'''

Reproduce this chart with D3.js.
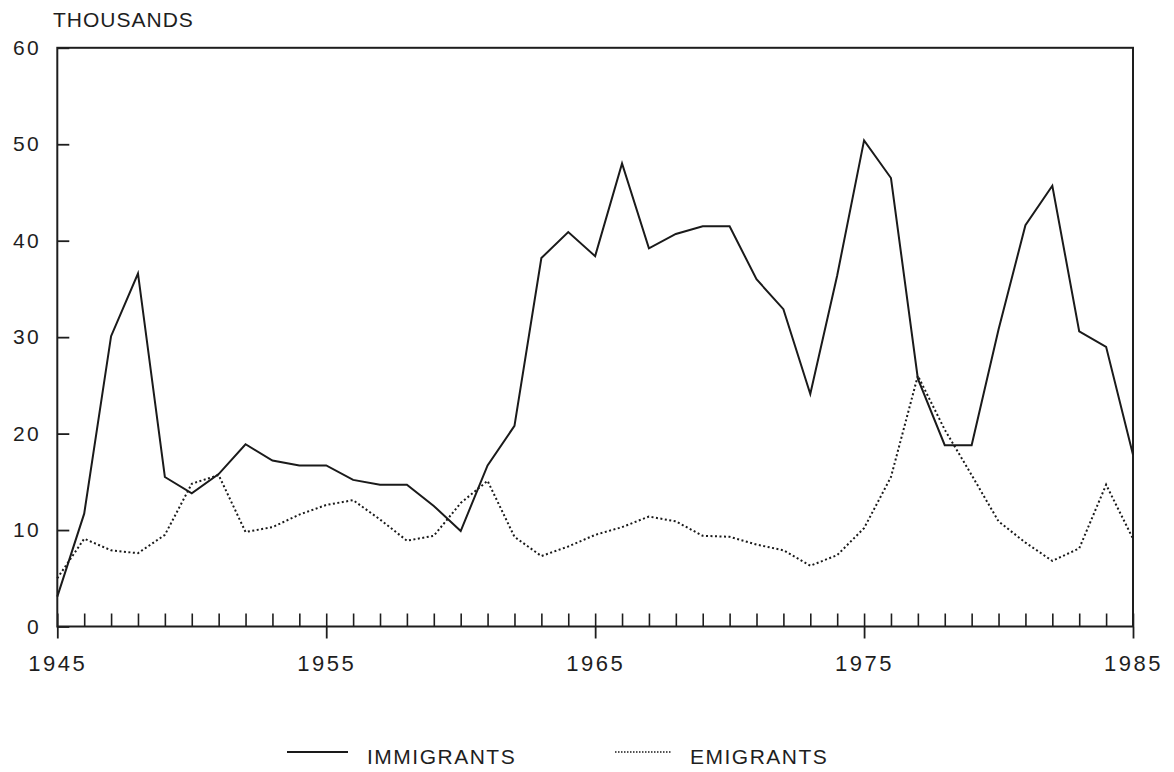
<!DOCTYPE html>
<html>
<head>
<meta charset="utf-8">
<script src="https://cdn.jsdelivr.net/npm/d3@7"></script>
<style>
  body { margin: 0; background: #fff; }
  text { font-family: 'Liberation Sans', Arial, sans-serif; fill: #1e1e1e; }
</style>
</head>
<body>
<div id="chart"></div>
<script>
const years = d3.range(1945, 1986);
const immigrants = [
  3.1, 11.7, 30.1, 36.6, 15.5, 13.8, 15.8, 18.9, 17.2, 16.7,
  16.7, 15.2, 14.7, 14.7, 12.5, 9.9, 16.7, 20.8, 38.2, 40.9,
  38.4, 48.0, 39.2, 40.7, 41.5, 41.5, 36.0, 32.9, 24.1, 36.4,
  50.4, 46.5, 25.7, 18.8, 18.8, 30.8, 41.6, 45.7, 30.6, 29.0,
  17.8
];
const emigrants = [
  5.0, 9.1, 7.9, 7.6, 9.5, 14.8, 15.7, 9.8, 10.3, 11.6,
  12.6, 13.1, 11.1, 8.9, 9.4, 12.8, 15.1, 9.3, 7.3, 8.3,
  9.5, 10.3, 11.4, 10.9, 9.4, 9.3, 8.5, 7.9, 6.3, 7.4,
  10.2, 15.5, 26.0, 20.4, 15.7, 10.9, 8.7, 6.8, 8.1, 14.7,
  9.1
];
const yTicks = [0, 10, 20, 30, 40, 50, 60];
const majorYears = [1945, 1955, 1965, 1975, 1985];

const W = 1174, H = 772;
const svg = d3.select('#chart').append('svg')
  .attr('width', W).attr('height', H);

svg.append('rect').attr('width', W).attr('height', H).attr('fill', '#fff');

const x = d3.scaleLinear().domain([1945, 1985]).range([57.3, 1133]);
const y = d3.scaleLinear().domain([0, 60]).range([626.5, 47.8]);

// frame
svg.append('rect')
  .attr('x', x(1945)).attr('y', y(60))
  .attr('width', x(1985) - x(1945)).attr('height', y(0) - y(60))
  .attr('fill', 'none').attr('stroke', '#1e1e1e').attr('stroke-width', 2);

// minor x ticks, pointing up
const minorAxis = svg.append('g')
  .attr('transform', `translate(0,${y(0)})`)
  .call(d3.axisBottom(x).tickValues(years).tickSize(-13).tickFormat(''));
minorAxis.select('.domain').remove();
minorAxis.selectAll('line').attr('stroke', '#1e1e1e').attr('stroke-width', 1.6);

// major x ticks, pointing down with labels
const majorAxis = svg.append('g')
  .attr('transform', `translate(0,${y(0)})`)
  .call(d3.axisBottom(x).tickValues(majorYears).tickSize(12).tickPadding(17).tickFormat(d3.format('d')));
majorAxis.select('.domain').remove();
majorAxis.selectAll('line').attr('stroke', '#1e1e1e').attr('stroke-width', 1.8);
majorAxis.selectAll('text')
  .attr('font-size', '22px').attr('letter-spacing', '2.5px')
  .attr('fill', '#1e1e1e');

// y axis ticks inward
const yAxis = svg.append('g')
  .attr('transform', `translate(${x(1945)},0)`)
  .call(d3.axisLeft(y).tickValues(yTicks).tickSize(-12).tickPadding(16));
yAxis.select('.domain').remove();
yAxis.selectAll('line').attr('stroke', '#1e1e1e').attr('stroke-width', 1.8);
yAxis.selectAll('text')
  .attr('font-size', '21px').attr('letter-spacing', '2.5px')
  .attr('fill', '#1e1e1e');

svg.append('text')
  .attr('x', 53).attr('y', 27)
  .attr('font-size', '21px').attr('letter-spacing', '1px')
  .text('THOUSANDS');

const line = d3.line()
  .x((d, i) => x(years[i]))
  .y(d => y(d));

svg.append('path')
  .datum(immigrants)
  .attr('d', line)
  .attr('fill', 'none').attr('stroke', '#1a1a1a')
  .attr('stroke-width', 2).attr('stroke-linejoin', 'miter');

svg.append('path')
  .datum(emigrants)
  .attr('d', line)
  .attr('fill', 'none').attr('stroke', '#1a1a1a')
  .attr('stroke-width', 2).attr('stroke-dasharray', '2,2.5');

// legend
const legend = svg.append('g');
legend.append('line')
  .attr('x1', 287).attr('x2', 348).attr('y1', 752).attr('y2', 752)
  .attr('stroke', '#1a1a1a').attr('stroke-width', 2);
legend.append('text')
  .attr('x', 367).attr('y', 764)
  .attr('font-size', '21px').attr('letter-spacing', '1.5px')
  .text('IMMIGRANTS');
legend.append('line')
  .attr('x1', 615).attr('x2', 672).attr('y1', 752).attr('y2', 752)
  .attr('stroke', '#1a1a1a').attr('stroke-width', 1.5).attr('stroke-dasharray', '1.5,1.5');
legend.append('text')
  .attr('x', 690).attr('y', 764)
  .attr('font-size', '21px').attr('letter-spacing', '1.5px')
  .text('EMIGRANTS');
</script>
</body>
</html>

'''

*Stated problem*.
Repeat the material above in full and exactly, apart from the pictures.

*Solved exercise*.
Reproduce this chart with D3.js.
<!DOCTYPE html>
<html>
<head>
<meta charset="utf-8">
<script src="https://cdn.jsdelivr.net/npm/d3@7"></script>
<style>
  body { margin: 0; background: #fff; }
  text { font-family: 'Liberation Sans', Arial, sans-serif; fill: #1e1e1e; }
</style>
</head>
<body>
<div id="chart"></div>
<script>
const years = d3.range(1945, 1986);
const immigrants = [
  3.1, 11.7, 30.1, 36.6, 15.5, 13.8, 15.8, 18.9, 17.2, 16.7,
  16.7, 15.2, 14.7, 14.7, 12.5, 9.9, 16.7, 20.8, 38.2, 40.9,
  38.4, 48.0, 39.2, 40.7, 41.5, 41.5, 36.0, 32.9, 24.1, 36.4,
  50.4, 46.5, 25.7, 18.8, 18.8, 30.8, 41.6, 45.7, 30.6, 29.0,
  17.8
];
const emigrants = [
  5.0, 9.1, 7.9, 7.6, 9.5, 14.8, 15.7, 9.8, 10.3, 11.6,
  12.6, 13.1, 11.1, 8.9, 9.4, 12.8, 15.1, 9.3, 7.3, 8.3,
  9.5, 10.3, 11.4, 10.9, 9.4, 9.3, 8.5, 7.9, 6.3, 7.4,
  10.2, 15.5, 26.0, 20.4, 15.7, 10.9, 8.7, 6.8, 8.1, 14.7,
  9.1
];
const yTicks = [0, 10, 20, 30, 40, 50, 60];
const majorYears = [1945, 1955, 1965, 1975, 1985];

const W = 1174, H = 772;
const svg = d3.select('#chart').append('svg')
  .attr('width', W).attr('height', H);

svg.append('rect').attr('width', W).attr('height', H).attr('fill', '#fff');

const x = d3.scaleLinear().domain([1945, 1985]).range([57.3, 1133]);
const y = d3.scaleLinear().domain([0, 60]).range([626.5, 47.8]);

// frame
svg.append('rect')
  .attr('x', x(1945)).attr('y', y(60))
  .attr('width', x(1985) - x(1945)).attr('height', y(0) - y(60))
  .attr('fill', 'none').attr('stroke', '#1e1e1e').attr('stroke-width', 2);

// minor x ticks, pointing up
const minorAxis = svg.append('g')
  .attr('transform', `translate(0,${y(0)})`)
  .call(d3.axisBottom(x).tickValues(years).tickSize(-13).tickFormat(''));
minorAxis.select('.domain').remove();
minorAxis.selectAll('line').attr('stroke', '#1e1e1e').attr('stroke-width', 1.6);

// major x ticks, pointing down with labels
const majorAxis = svg.append('g')
  .attr('transform', `translate(0,${y(0)})`)
  .call(d3.axisBottom(x).tickValues(majorYears).tickSize(12).tickPadding(17).tickFormat(d3.format('d')));
majorAxis.select('.domain').remove();
majorAxis.selectAll('line').attr('stroke', '#1e1e1e').attr('stroke-width', 1.8);
majorAxis.selectAll('text')
  .attr('font-size', '22px').attr('letter-spacing', '2.5px')
  .attr('fill', '#1e1e1e');

// y axis ticks inward
const yAxis = svg.append('g')
  .attr('transform', `translate(${x(1945)},0)`)
  .call(d3.axisLeft(y).tickValues(yTicks).tickSize(-12).tickPadding(16));
yAxis.select('.domain').remove();
yAxis.selectAll('line').attr('stroke', '#1e1e1e').attr('stroke-width', 1.8);
yAxis.selectAll('text')
  .attr('font-size', '21px').attr('letter-spacing', '2.5px')
  .attr('fill', '#1e1e1e');

svg.append('text')
  .attr('x', 53).attr('y', 27)
  .attr('font-size', '21px').attr('letter-spacing', '1px')
  .text('THOUSANDS');

const line = d3.line()
  .x((d, i) => x(years[i]))
  .y(d => y(d));

svg.append('path')
  .datum(immigrants)
  .attr('d', line)
  .attr('fill', 'none').attr('stroke', '#1a1a1a')
  .attr('stroke-width', 2).attr('stroke-linejoin', 'miter');

svg.append('path')
  .datum(emigrants)
  .attr('d', line)
  .attr('fill', 'none').attr('stroke', '#1a1a1a')
  .attr('stroke-width', 2).attr('stroke-dasharray', '2,2.5');

// legend
const legend = svg.append('g');
legend.append('line')
  .attr('x1', 287).attr('x2', 348).attr('y1', 752).attr('y2', 752)
  .attr('stroke', '#1a1a1a').attr('stroke-width', 2);
legend.append('text')
  .attr('x', 367).attr('y', 764)
  .attr('font-size', '21px').attr('letter-spacing', '1.5px')
  .text('IMMIGRANTS');
legend.append('line')
  .attr('x1', 615).attr('x2', 672).attr('y1', 752).attr('y2', 752)
  .attr('stroke', '#1a1a1a').attr('stroke-width', 1.5).attr('stroke-dasharray', '1.5,1.5');
legend.append('text')
  .attr('x', 690).attr('y', 764)
  .attr('font-size', '21px').attr('letter-spacing', '1.5px')
  .text('EMIGRANTS');
</script>
</body>
</html>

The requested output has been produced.